When the team boss Eric Marsh realised that they were about to be entrapped, he ordered the team to prepare a safe zone, using their Pulaski tools (a sort of mattock) and drip torches. His last radio transmission said that the men were preparing to get under their portable shelters, and he would call when they were all secure. That call never came.
Joseph Kosinki’s Only the Brave was screened in the US in October. Many reviews, and even more comments, take the line that it is a moving tribute to the brave heroes, just plain boot scootin’ folk like us, who risk and lose their lives. American reviewers are full of praise for this portrait of small-town working-class life. There’s a lot of beer, locker-room banter and macho posturing, which you could find admirable, even lovable.
British reviewers, such as Jordan Hoffman of The Guardian, are less easily satisfied, noting that the film is as predictable as the plaid shirt and jeans that the men wear off-duty.
It’s a long film, and some of it is fascinating, such as the nuts-and-bolts of firefighter training and how a moderate Class Two team (“deucers”) become “hotshots”; some of it is genuinely scary, the scenes in the final conflagration in particular; and some of it has been done so often that it seems to be coasting down a gentle hill.
Australian viewers may be puzzled by one very obvious lack: no one ever uses water to fight a fire – (there are a number of fires in the build-up to the Yarnell Hill blaze). This is in fact accurate, as “hotshots” are not just gung-ho firefighters, but specially trained to fight fire with fire.

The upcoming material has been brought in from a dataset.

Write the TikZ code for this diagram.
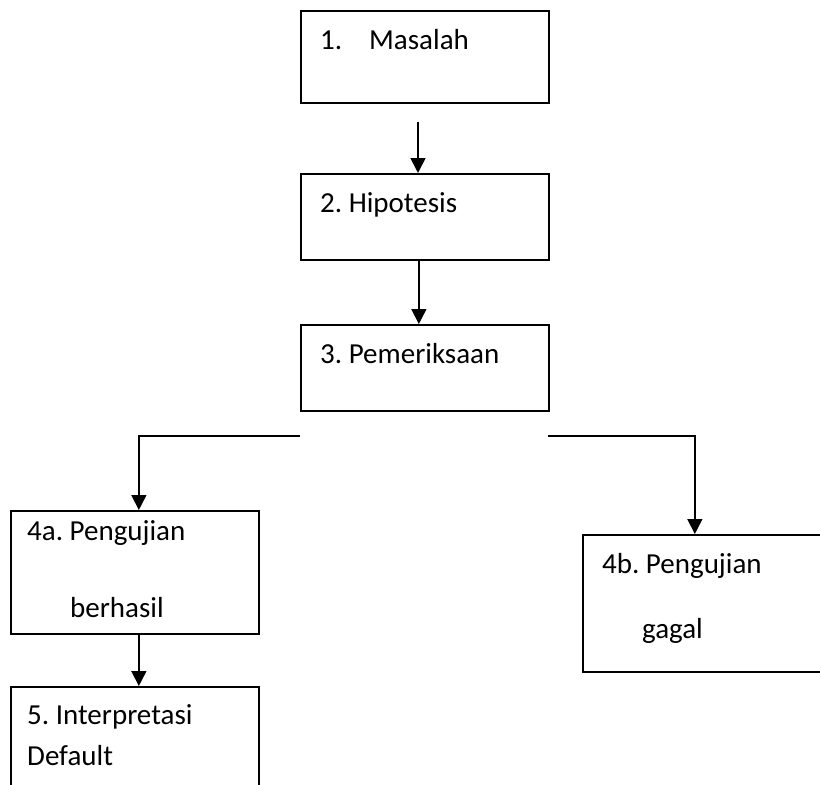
\documentclass[tikz,border=0pt]{standalone}
\usepackage{fontspec}
\setmainfont{Carlito}
\usetikzlibrary{positioning,arrows.meta}
\frenchspacing

\tikzset{
  box/.style={draw, line width=1.7pt, minimum width=248pt, anchor=north west, inner sep=0pt},
  lbl/.style={anchor=base west, inner sep=0pt, font=\fontsize{29}{35}\selectfont},
  flow/.style={line width=1.7pt, -{Triangle[length=15pt,width=15pt]}}
}

\begin{document}
\begin{tikzpicture}[x=1pt, y=-1pt]
	\useasboundingbox (0,0) rectangle (820,785);
	% boxes
	\node [box, minimum height=92pt] (b1) at (300,10) {};
	\node [box, minimum height=86pt] (b2) at (300,173) {};
	\node [box, minimum height=86pt] (b3) at (300,324) {};
	\node [box, minimum height=123pt] (b4a) at (10,510) {};
	\node [box, minimum height=137pt] (b4b) at (582,534) {};
	\node [box, minimum height=130pt] (b5) at (10,686) {};
	% texts
	\node [lbl] (t1a) at (320,49) {1.};
	\node [lbl] (t1b) at (369,49) {Masalah};
	\node [lbl] (t2) at (320,212) {2. Hipotesis};
	\node [lbl] (t3) at (320,363) {3. Pemeriksaan};
	\node [lbl] (t4a) at (27,540) {4a. Pengujian};
	\node [lbl] (t4aa) at (70,617) {berhasil};
	\node [lbl] (t4b) at (602,573) {4b. Pengujian};
	\node [lbl] (t4bb) at (642,638) {gagal};
	\node [lbl] (t5) at (27,724) {5. Interpretasi};
	\node [lbl] (t5b) at (27,765) {Default};
	% connectors
	\coordinate (s1) at (418,122);
	\coordinate (splitL) at (300,436);
	\coordinate (splitR) at (548,436);
	\draw [flow] (s1) -- (s1 |- b2.north);
	\draw [flow] ([xshift=-6pt]b2.south) -- ([xshift=-6pt]b3.north);
	\draw [flow] (splitL) -| ([xshift=4pt]b4a.north);
	\draw [flow] (splitR) -| ([xshift=-12pt]b4b.north);
	\draw [flow] ([xshift=4pt]b4a.south) -- ([xshift=4pt]b5.north);
\end{tikzpicture}
\end{document}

They prepare what we might call a rake-hoe line, then light a back-burn which is intended to meet and halt the advancing main blaze. Mostly, this is a successful and practical strategy. But on Yarnell Hill, an errant pilot flies over and drops a load of retardant on their just-lit back-burn, leaving the Granite Mountain crew almost defenceless.
Perhaps one needs to be American. I watched the movie, was interested (jumped when there was a sudden rattlesnake) but over-all failed to be really engaged.
Nick Goldie, himself a volunteer firefighter for twenty years, was invited by Studiocanal to a preview screening of Only the Brave, at the Dendy Cinema, Canberra.